The other night, Brittany and I were both doing homework, and we had been working on it for HOURS. So she decided that we (mostly her) needed a break, so we took a break and went for a drive. She told me about something that included someone who I have a grudge against. This opened up a can of worms. We talked about this person for awhile, and why I still hold the grudge despite it happening over 2 years ago. After we were done talking about it, I started to go into myself and started thinking of all the stuff that had happened that school year, with a bunch of people. I realized how many grudges I was holding, and I began to wonder why I still held them so close to my heart--even though I didn't realize it. It didn't take long for me to figure it out. While I had prayed about the situations, I have yet to forgive them all and to forgive myself for my part in it all. I also realized that I have not invited God into those areas of my heart. But why? Why would I block God out of an area in my life and heart that I need Him in so badly? I don't want to hold grudges; I don't want to hide my heart from God. The crazy thing is is that God already knows all of this stuff, so why should it be so hard for me to talk to him about it?

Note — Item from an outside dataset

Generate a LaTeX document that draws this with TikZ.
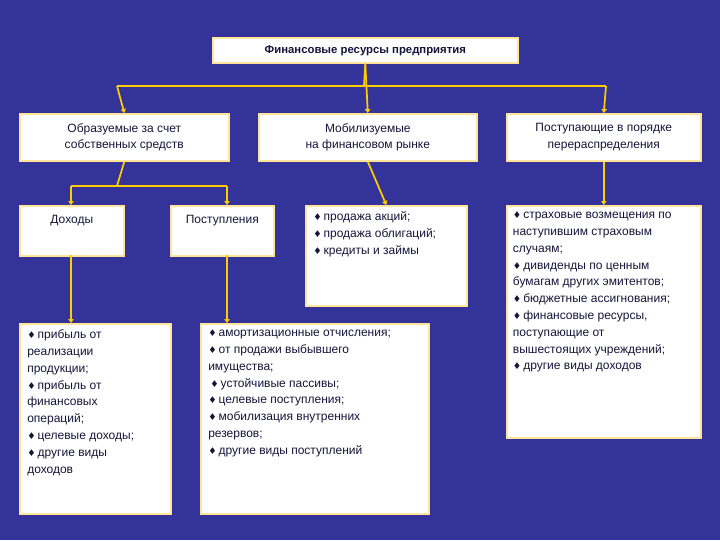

God wants to be a part of my every day life, and He wants me to talk to him and to trust him as much as I do a lot of the people He has blessed me with. He doesn't want me to hide certain parts of my heart from Him--He wants ALL of my heart. I need to let go of my pride, and hand it to him. I say that I can do it all myself, but if I've been struggling with this stuff for 2-3 years, then why do I still refuse to give him what has hurt me and scarred me so much?
1 Peter 5:7- "Cast all your anxiety on him because he cares for you."